The Peculiarity of US Politics
Tuesday 09 November 2010
The 2010 elections revealed yet again the peculiar habits of the US electorate. The majority of eligible voters – about 60% - did not vote despite the months of endless media hype devoted to the campaigns, politicians, funding groups, and even to some of the issues they raised. Many elections were very close, thus pitting 20% of voters on one side against a roughly equal number on the other. The exit polls indicated that the overwhelmingly dominant issue on most actual voters’ minds was the ongoing economic crisis.
This dominant concern about the economic crisis continues to focus on electoral politics. The voters’ upset focuses primarily on unemployment and home foreclosures, secondarily on government priorities given to bailouts of banks and other corporations blamed for producing the crisis. Yet those voters seem totally uninterested in taking any action – political, electoral, or otherwise – against the chief, direct agents of their upset. For example, the rise of unemployment since the current crisis began (December, 2007) has overwhelmingly occurred in private employment. Those who fired almost all of the 8 million US workers added to the unemployment rolls are private capitalist employers. Yet voters concerned about unemployment focus their rage and action against government and thus the party in power as if private capitalist employers were passive by-standers rather than active agents causing unemployment for their own profit-driven reasons.
The same applies to home foreclosures. The active agents there are banks and other holders of mortgages and mortgage-backed securities. They are the people going into courts to initiate and pursue foreclosure actions. Yet voters seem again to literally overlook actions against those agents and instead rage against government and politicians in power.
The same applies yet again to government bailouts of the banks and other corporations since it was their private boards of directors that pleaded for and provided massive public support for those bailouts. Those boards also threatened the direst economic consequences – for everyone - if the government did not bail them out with huge sums in ways they specified.
Needless to say, capitalist employers of both financial and non-financial enterprises must heartily support voters thinking and acting in these ways. It permits the employers’ private-profit driven actions – those that cause social problems – to be blamed not on them but instead on politicians.

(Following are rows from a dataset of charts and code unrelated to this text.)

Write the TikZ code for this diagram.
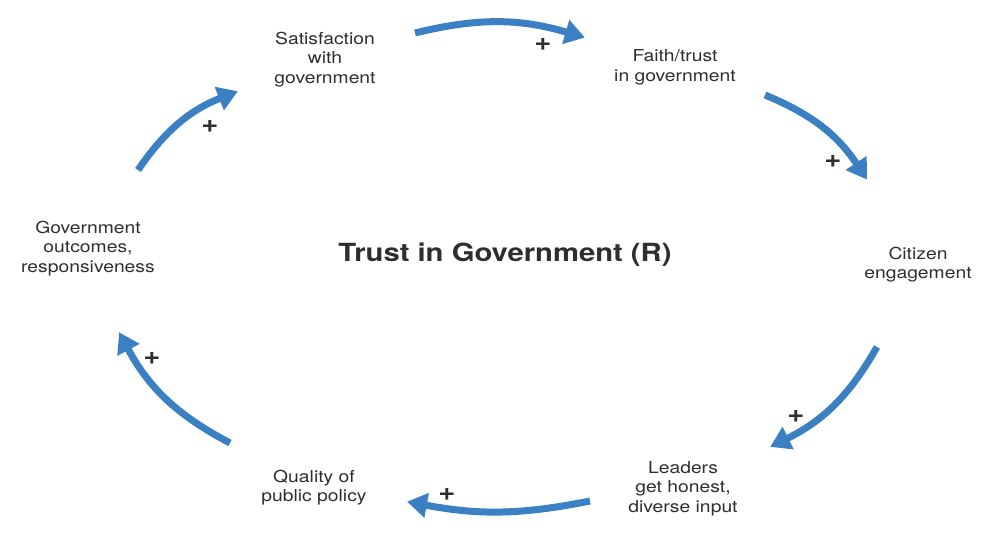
\documentclass[tikz,border=0pt]{standalone}
\usepackage{fontspec}
\setmainfont{TeX Gyre Heros}[FakeStretch=1.17]
\usetikzlibrary{arrows.meta}
\definecolor{loopblue}{HTML}{3A80C3}
\definecolor{txtgray}{HTML}{2E2E2E}
\tikzset{
  loop/.style={draw=loopblue, line width=7pt, -{Triangle[length=20pt,width=24pt]}, shorten >=-2pt},
  lbl/.style={align=center, text=txtgray, font=\fontsize{16.5}{19.5}\selectfont, inner sep=0pt},
  plus/.style={text=txtgray, font=\fontsize{25}{25}\selectfont\bfseries, inner sep=0pt},
  ttl/.style={text=txtgray, font=\fontsize{25}{28}\selectfont\bfseries, inner sep=0pt}
}
\begin{document}
\begin{tikzpicture}[x=1pt,y=1pt]
\useasboundingbox (0,0) rectangle (997,533);
% labels
\node[lbl] (sat) at (325,473.5) {Satisfaction\\with\\government};
\node[lbl] (faith) at (675,465.5) {Faith/trust\\in government};
\node[lbl] (cit) at (918,268.5) {Citizen\\engagement};
\node[lbl] (lead) at (683,44.5) {Leaders\\get honest,\\diverse input};
\node[lbl] (qual) at (314,45.5) {Quality of\\public policy};
\node[lbl] (gov) at (88,284.5) {Government\\outcomes,\\responsiveness};
\node[ttl] (title) at (505,278.5) {Trust in Government (R)};
% arrow endpoints
\coordinate (a1s) at (415,500); \coordinate (a1e) at (583,496);
\coordinate (a2s) at (765,438); \coordinate (a2e) at (866,355);
\coordinate (a3s) at (877,186); \coordinate (a3e) at (772,87);
\coordinate (a4s) at (590,32);  \coordinate (a4e) at (409,31);
\coordinate (a5s) at (230,90);  \coordinate (a5e) at (120,199);
\coordinate (a6s) at (138,363); \coordinate (a6e) at (236,441);
\draw[loop] (a1s) to[bend left=15] (a1e);
\draw[loop] (a2s) to[bend left=17] (a2e);
\draw[loop] (a3s) to[bend left=17] (a3e);
\draw[loop] (a4s) to[bend left=11] (a4e);
\draw[loop] (a5s) to[bend left=17] (a5e);
\draw[loop] (a6s) to[bend left=17] (a6e);
% plus signs
\node[plus] (p1) at (543,489) {+};
\node[plus] (p2) at (833,372) {+};
\node[plus] (p3) at (796,117) {+};
\node[plus] (p4) at (447,39) {+};
\node[plus] (p5) at (152,175) {+};
\node[plus] (p6) at (210,407) {+};
\end{tikzpicture}
\end{document}
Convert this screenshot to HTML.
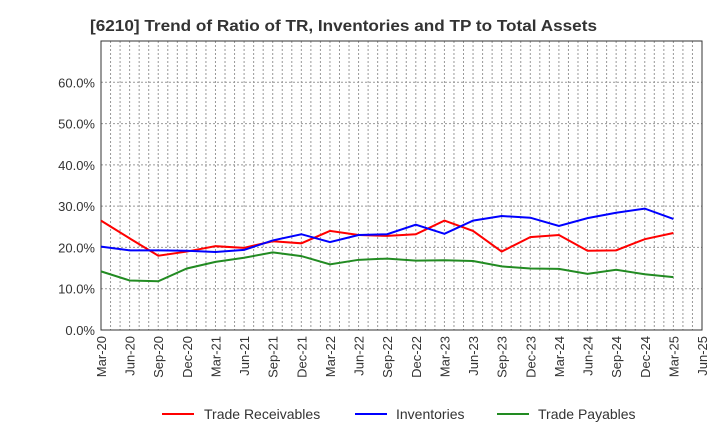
<!DOCTYPE html><html><head><meta charset="utf-8"><style>body{margin:0;background:#fff}svg{font-family:"Liberation Sans",sans-serif}</style></head><body>
<svg width="720" height="440">
<text x="90" y="31" font-size="16" font-weight="bold" fill="#333" textLength="507" lengthAdjust="spacingAndGlyphs">[6210]  Trend of Ratio of TR, Inventories and TP to Total Assets</text>
<g id="grid"></g><g id="axes"></g><g id="series"></g>
<g font-size="14" fill="#333">
<line x1="162" y1="414" x2="194" y2="414" stroke="#f00" stroke-width="2"/><text x="204" y="419">Trade Receivables</text>
<line x1="355" y1="414" x2="387" y2="414" stroke="#00f" stroke-width="2"/><text x="396" y="419">Inventories</text>
<line x1="497" y1="414" x2="529" y2="414" stroke="#228b22" stroke-width="2"/><text x="538" y="419">Trade Payables</text>
</g>
</svg>
<script>
const categories=["Mar-20","Jun-20","Sep-20","Dec-20","Mar-21","Jun-21","Sep-21","Dec-21","Mar-22","Jun-22","Sep-22","Dec-22","Mar-23","Jun-23","Sep-23","Dec-23","Mar-24","Jun-24","Sep-24","Dec-24","Mar-25","Jun-25"];
const receivables=[26.5,22.2,18,19,20.3,19.9,21.5,21,24,23,22.8,23.2,26.5,24,19,22.5,23,19.2,19.3,22,23.5];
const inventories=[20.2,19.3,19.3,19.2,18.9,19.4,21.7,23.2,21.3,23,23.2,25.5,23.3,26.5,27.6,27.2,25.2,27.1,28.4,29.4,26.9];
const payables=[14.2,12,11.8,14.9,16.5,17.5,18.8,17.9,15.9,17,17.3,16.8,16.9,16.7,15.4,14.9,14.8,13.6,14.6,13.5,12.8];
const yTicks=[0,10,20,30,40,50,60];
const L=101,R=702,T=41,B=330,YMAX=70;
const x=i=>L+i*(R-L)/(categories.length-1);
const y=v=>B-v*(B-T)/YMAX;
const NS="http://www.w3.org/2000/svg";
function mk(t,a,p){const e=document.createElementNS(NS,t);for(const k in a)e.setAttribute(k,a[k]);p.appendChild(e);return e;}
const g=document.getElementById('grid'),ax=document.getElementById('axes'),s=document.getElementById('series');
for(let m=1;m<(categories.length-1)*3;m++){const xx=L+m*(R-L)/((categories.length-1)*3);
const l=mk('line',{x1:xx,x2:xx,y1:T,y2:B,stroke:'#999','stroke-dasharray':'2,2','stroke-width':1},g);

}
yTicks.concat([70]).forEach(v=>{const l=mk('line',{x1:L,x2:R,y1:y(v),y2:y(v),stroke:'#999','stroke-dasharray':'2,2'},g);

});
yTicks.forEach(v=>{const t=mk('text',{x:L-6,y:y(v)+5,'text-anchor':'end','font-size':13,fill:'#333'},ax);t.textContent=v.toFixed(1)+'%';

});
categories.forEach((c,i)=>{const t=mk('text',{transform:`translate(${x(i)+5},${B+6}) rotate(-90)`,'text-anchor':'end','font-size':13,fill:'#333'},ax);t.textContent=c;

});
const fr=mk('rect',{x:L,y:T,width:R-L,height:B-T,fill:'none',stroke:'#333','stroke-width':1},ax);


[[receivables,'#f00','trade-receivables-line'],[inventories,'#00f','inventories-line'],[payables,'#228b22','trade-payables-line']].forEach(([d,c,n])=>{
const p=mk('polyline',{points:d.map((v,i)=>x(i)+','+y(v)).join(' '),fill:'none',stroke:c,'stroke-width':2},s);

});
</script>
</body></html>
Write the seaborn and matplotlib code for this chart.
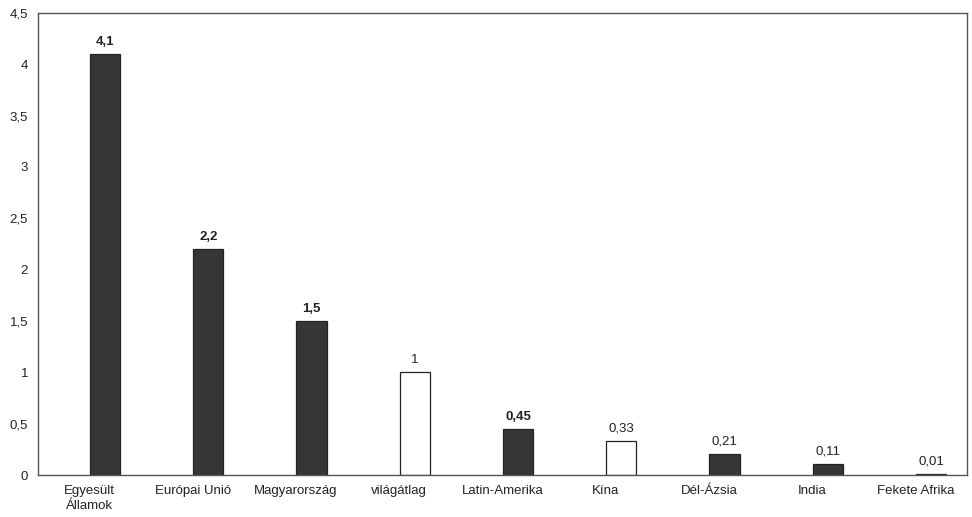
import matplotlib
matplotlib.use("Agg")
import matplotlib.pyplot as plt
from matplotlib.ticker import FuncFormatter, MultipleLocator
import seaborn as sns
import pandas as pd

# Per-capita figures by region
regions = ["Egyesült\nÁllamok", "Európai Unió", "Magyarország", "világátlag",
           "Latin-Amerika", "Kína", "Dél-Ázsia", "India", "Fekete Afrika"]
values = [4.1, 2.2, 1.5, 1.0, 0.45, 0.33, 0.21, 0.11, 0.01]
value_labels = ["4,1", "2,2", "1,5", "1", "0,45", "0,33", "0,21", "0,11", "0,01"]
reference_rows = ["világátlag", "Kína"]  # drawn as hollow bars

sns.set_style("white")
plt.rcParams["font.family"] = ["Liberation Sans", "DejaVu Sans"]

df = pd.DataFrame({"region": regions, "value": values})

fig = plt.figure(figsize=(9.72, 5.17), dpi=100)
ax = fig.add_axes([0.039, 0.081, 0.956, 0.894])

dark = "#363636"
palette = ["white" if r in reference_rows else dark for r in regions]
sns.barplot(data=df, x="region", y="value", hue="region", palette=palette,
            legend=False, width=0.295, edgecolor="#222222", linewidth=0.9,
            saturation=1, ax=ax)

# bars sit slightly right of the category centre
shift = 0.15
for p in ax.patches:
    p.set_x(p.get_x() + shift)

for i, (v, lab, r) in enumerate(zip(values, value_labels, regions)):
    bold = r not in reference_rows and v >= 0.4
    ax.annotate(lab, (i + shift, v), xytext=(0, 4.5), textcoords="offset points",
                ha="center", va="bottom", fontsize=9.5,
                fontweight="bold" if bold else "normal", color="#222222")

ax.set_ylim(0, 4.5)
ax.set_xlim(-0.5, len(regions) - 0.5)
ax.yaxis.set_major_locator(MultipleLocator(0.5))
ax.yaxis.set_major_formatter(FuncFormatter(lambda y, _: f"{y:g}".replace(".", ",")))
ax.set_xlabel("")
ax.set_ylabel("")

# tick marks at category boundaries, labels at centres
ax.set_xticks(range(len(regions)))
ax.set_xticklabels(regions, fontsize=9.5, color="#222222", linespacing=1.3)
ax.set_xticks([i - 0.5 for i in range(len(regions) + 1)], minor=True)
ax.tick_params(axis="x", which="major", length=0, pad=7)
ax.tick_params(axis="x", which="minor", length=3, direction="out", color="#555555")
ax.tick_params(axis="y", length=3, direction="out", color="#555555",
               labelsize=9.5, labelcolor="#222222", pad=4)

for s in ax.spines.values():
    s.set_visible(True)
    s.set_color("#555555")
    s.set_linewidth(1.0)

fig.savefig("out.png", dpi=100, facecolor="white")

Finally, this peculiar syndrome of US politics may also help to explain one reason why majorities of the eligible population usually don’t vote at all. Perhaps they see through the peculiarity. That is, they grasp that it makes little difference – especially in economic matters – which politicians win elections. They understand that switching parties and politicians leaves untouched the actual, direct agents making the key decisions about jobs, wages, and prices that determine our economic situations. So in 2008 and now again in 2010 when those economic issues have been uppermost on peoples’ minds, the voting minority gets excited about denouncing the government and switching parties, while the non-voting majority sees elections as pointless and irrelevant. The fact that the same electoral focus of voters drove a party switch in one direction in 2008 and in the opposite direction in 2010 will likely reinforce such aversion to electoral politics.
We might understand US voters as citizens who have given up and perhaps cannot any longer even imagine changing the economy or its ruling corporate structure. So, in depressed resignation, they focus on politicians and parties that can at least be alternated periodically, however minimal the results. Yet that also suggests real political possibilities for new parties or other political formations that explicitly retarget their struggles to confront the direct agents of the economic problems at the forefront of mass concerns.